■ **Records shown**

——

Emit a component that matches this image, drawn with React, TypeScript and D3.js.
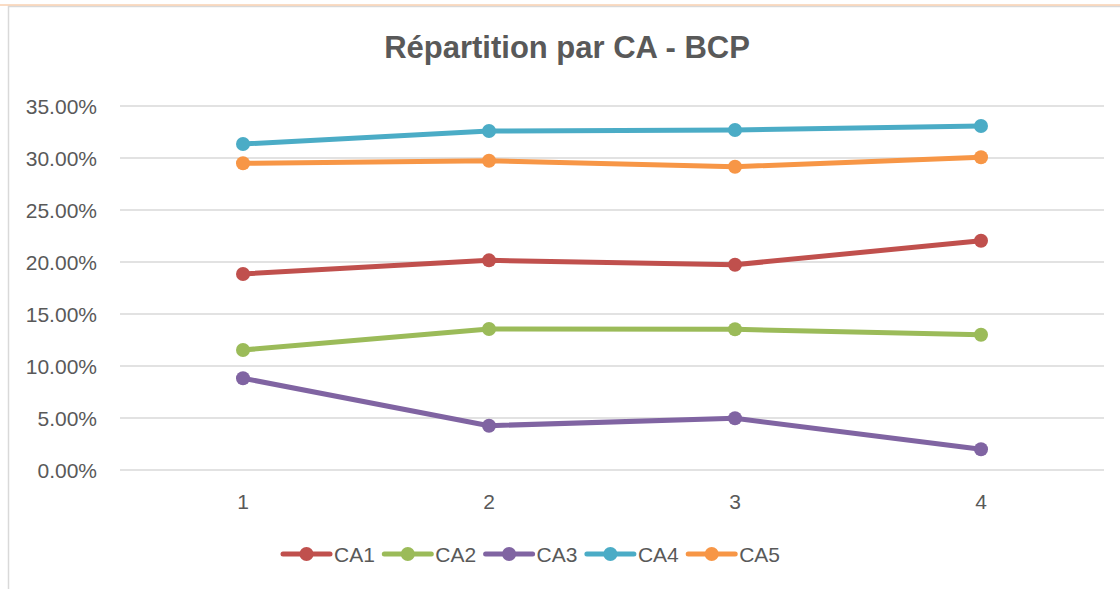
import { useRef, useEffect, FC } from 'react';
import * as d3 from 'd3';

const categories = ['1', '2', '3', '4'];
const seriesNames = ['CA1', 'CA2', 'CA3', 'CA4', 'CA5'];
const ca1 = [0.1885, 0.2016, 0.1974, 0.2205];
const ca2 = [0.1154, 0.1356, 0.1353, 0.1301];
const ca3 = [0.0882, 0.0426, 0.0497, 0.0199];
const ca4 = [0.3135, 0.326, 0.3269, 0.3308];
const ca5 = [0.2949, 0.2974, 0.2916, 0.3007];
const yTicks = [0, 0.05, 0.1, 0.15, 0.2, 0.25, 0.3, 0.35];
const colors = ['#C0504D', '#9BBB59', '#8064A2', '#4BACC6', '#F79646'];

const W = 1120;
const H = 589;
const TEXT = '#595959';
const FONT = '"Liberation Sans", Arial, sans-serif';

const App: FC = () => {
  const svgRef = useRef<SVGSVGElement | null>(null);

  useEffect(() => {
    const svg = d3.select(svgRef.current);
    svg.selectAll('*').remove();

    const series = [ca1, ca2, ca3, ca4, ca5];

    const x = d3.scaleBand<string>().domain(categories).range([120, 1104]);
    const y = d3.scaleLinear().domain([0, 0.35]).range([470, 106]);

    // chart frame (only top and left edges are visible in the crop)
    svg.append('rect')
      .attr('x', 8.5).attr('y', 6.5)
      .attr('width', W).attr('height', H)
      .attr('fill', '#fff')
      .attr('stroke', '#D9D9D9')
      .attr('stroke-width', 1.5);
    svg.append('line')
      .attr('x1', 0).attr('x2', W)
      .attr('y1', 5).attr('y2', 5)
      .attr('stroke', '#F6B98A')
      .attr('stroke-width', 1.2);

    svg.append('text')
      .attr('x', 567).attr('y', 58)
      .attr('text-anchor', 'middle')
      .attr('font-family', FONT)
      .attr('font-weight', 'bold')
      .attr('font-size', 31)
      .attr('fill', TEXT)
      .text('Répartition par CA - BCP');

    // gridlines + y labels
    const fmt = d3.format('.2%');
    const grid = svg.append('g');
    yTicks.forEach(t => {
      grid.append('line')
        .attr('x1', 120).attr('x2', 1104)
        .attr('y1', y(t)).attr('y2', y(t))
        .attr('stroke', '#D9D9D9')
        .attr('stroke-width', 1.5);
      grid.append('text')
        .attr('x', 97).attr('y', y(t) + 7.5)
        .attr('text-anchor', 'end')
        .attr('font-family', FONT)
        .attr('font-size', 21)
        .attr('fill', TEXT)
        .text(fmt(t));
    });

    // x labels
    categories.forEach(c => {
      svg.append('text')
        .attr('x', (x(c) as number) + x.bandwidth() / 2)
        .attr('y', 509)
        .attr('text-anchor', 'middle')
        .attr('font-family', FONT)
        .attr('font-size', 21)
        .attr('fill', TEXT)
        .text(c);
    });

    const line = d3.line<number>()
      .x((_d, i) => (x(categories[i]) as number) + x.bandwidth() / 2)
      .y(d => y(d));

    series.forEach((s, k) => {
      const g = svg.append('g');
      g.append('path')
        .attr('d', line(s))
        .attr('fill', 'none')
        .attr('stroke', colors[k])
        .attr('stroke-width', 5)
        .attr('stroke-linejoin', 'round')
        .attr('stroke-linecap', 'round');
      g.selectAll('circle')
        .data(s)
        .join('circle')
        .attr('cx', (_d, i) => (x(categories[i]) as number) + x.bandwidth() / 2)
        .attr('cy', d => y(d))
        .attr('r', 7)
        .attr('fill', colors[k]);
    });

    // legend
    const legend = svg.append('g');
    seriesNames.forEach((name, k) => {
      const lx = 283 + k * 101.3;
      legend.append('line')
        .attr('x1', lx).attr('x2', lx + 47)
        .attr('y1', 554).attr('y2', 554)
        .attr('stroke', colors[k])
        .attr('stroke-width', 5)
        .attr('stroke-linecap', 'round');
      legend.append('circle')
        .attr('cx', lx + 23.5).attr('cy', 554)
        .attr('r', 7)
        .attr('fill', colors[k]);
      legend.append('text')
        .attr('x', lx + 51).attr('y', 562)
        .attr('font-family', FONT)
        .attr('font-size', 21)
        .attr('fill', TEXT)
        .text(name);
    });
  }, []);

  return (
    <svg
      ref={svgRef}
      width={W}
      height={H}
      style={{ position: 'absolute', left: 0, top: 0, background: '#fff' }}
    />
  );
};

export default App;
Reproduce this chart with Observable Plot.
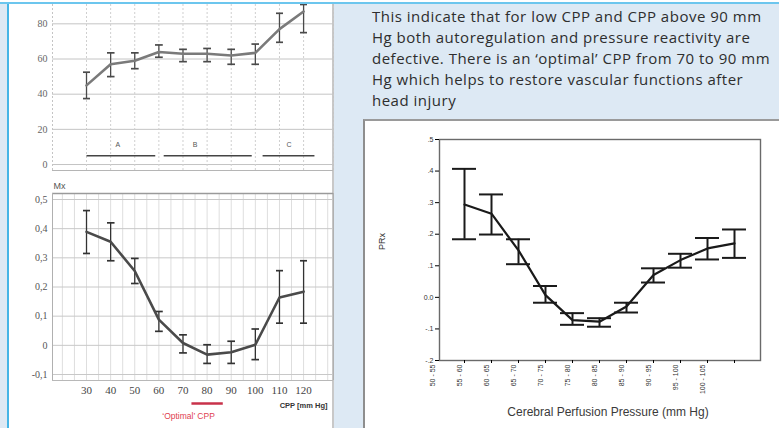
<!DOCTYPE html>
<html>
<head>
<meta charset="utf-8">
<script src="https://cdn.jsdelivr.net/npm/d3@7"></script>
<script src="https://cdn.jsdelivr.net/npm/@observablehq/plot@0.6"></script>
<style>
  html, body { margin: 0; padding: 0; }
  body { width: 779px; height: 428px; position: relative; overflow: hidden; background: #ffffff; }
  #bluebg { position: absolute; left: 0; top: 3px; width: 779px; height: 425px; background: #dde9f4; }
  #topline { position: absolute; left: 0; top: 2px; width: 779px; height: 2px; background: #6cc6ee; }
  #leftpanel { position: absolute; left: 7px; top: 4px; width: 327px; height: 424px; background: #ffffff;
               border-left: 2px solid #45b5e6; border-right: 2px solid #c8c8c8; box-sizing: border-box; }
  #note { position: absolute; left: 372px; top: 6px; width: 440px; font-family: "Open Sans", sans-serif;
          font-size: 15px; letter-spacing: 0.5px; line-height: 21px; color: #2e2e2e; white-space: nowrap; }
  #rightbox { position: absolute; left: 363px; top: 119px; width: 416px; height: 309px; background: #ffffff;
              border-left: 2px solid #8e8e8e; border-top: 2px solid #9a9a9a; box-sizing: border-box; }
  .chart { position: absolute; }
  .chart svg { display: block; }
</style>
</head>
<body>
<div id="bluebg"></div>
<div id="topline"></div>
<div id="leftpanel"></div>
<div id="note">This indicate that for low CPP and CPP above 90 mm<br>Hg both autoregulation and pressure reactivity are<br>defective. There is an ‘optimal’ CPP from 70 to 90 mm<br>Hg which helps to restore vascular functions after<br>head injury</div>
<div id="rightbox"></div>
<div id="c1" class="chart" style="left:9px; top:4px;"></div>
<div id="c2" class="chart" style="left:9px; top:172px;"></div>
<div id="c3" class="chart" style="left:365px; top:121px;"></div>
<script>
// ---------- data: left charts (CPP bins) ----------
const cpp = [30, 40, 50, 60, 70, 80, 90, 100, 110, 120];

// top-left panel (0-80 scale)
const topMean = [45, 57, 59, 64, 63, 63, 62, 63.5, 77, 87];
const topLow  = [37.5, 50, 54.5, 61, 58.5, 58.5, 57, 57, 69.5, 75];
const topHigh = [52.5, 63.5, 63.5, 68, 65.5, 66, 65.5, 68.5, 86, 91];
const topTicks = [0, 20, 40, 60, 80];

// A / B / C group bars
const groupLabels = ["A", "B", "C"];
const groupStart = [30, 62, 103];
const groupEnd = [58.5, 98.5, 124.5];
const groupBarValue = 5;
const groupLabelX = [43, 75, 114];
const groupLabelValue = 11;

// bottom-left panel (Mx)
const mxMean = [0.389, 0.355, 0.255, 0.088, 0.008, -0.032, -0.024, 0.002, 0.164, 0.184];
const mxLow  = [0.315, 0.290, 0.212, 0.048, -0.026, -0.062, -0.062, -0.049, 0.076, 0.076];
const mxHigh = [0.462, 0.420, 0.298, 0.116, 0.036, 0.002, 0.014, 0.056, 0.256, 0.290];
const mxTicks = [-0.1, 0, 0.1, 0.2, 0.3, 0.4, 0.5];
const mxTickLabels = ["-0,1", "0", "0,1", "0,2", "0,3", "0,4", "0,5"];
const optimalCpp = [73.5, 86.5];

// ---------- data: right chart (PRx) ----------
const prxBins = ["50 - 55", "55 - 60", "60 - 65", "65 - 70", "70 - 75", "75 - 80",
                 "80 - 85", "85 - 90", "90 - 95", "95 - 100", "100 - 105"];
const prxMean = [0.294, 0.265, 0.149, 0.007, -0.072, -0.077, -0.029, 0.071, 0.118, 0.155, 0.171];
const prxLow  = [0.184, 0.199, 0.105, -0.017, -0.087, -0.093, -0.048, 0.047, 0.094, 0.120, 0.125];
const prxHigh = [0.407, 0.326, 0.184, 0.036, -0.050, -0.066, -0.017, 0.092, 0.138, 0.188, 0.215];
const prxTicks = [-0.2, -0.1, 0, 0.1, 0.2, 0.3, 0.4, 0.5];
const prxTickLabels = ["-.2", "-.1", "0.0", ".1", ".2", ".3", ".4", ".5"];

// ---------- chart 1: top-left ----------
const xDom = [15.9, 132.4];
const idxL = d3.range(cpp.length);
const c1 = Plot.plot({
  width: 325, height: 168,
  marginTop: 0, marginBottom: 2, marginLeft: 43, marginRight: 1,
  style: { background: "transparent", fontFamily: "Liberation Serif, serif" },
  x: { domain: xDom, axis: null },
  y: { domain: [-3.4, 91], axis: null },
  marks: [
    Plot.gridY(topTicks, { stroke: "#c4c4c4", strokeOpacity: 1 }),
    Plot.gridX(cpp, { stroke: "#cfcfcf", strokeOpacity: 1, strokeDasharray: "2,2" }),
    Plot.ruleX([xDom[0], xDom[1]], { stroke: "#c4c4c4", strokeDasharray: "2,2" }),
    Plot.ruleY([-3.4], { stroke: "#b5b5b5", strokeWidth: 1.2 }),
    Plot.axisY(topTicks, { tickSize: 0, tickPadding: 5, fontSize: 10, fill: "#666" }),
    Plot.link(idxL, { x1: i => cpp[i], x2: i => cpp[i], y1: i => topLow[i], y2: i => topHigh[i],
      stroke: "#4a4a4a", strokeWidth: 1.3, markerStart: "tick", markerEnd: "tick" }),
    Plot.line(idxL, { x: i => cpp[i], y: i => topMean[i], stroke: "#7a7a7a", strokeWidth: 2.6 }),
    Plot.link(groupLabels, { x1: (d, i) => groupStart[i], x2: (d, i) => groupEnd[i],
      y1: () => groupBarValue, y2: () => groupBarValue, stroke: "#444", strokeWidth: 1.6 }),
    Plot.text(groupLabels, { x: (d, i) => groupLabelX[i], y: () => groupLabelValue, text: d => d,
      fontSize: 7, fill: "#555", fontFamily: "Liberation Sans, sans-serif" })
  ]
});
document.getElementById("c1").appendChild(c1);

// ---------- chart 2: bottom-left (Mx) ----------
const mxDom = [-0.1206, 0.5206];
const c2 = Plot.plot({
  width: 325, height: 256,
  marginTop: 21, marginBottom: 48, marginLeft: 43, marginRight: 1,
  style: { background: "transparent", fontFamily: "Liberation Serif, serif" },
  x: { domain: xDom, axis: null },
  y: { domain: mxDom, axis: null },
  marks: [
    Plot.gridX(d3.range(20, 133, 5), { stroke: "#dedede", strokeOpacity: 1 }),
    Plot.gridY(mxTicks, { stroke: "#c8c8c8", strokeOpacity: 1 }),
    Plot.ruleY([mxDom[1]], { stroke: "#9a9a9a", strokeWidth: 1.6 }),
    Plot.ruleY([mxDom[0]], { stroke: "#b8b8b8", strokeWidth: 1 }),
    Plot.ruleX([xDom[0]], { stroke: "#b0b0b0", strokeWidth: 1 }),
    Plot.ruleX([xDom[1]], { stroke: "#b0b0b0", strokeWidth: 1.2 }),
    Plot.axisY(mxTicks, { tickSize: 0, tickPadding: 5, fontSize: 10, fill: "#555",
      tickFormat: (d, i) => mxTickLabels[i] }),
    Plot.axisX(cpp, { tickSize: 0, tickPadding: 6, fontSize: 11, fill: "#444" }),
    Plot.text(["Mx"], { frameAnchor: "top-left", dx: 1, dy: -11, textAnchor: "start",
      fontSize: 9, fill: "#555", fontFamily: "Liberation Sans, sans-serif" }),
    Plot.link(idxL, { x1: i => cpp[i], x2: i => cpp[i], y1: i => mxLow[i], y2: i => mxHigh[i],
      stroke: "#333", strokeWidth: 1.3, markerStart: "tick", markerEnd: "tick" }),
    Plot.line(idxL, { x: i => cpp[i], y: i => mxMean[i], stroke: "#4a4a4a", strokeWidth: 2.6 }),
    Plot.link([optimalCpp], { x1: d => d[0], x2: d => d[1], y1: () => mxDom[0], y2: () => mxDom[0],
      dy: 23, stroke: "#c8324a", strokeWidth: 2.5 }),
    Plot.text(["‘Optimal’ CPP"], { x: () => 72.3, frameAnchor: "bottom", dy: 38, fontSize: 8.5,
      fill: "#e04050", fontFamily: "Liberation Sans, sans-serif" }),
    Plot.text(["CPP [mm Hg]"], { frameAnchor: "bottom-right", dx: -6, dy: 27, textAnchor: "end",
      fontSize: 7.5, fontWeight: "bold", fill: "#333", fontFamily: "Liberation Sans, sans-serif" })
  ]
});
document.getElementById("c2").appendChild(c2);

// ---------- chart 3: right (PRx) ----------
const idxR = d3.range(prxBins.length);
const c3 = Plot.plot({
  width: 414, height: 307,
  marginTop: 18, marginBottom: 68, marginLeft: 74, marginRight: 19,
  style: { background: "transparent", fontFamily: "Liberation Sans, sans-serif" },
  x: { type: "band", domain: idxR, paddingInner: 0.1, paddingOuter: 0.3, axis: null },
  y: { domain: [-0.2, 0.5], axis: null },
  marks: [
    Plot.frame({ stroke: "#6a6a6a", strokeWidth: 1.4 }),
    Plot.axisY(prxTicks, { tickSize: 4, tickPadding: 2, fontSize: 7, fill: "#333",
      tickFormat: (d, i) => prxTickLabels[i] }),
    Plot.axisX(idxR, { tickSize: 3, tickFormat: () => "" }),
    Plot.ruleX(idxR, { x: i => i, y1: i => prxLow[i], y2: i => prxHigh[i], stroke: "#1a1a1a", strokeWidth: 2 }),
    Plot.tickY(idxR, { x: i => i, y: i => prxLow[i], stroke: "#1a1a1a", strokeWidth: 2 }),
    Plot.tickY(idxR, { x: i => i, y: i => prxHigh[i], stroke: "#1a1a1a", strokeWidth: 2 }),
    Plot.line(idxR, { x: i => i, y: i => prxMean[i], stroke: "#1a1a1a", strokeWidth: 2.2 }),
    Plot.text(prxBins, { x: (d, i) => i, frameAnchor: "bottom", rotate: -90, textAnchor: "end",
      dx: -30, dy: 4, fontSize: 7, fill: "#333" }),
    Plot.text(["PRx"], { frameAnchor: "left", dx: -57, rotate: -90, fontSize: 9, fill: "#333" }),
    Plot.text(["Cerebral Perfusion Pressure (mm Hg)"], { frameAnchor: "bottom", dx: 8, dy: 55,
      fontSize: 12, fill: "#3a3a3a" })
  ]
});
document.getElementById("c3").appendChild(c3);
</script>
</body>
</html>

——

■ **Stated problem**
Pictures do not belong in the copy. Repeat only the lines from the top of the records through the line containing "import * as d3 from 'd3';".

■ **Exercise response**
Emit a component that matches this image, drawn with React, TypeScript and D3.js.
import { useRef, useEffect, FC } from 'react';
import * as d3 from 'd3';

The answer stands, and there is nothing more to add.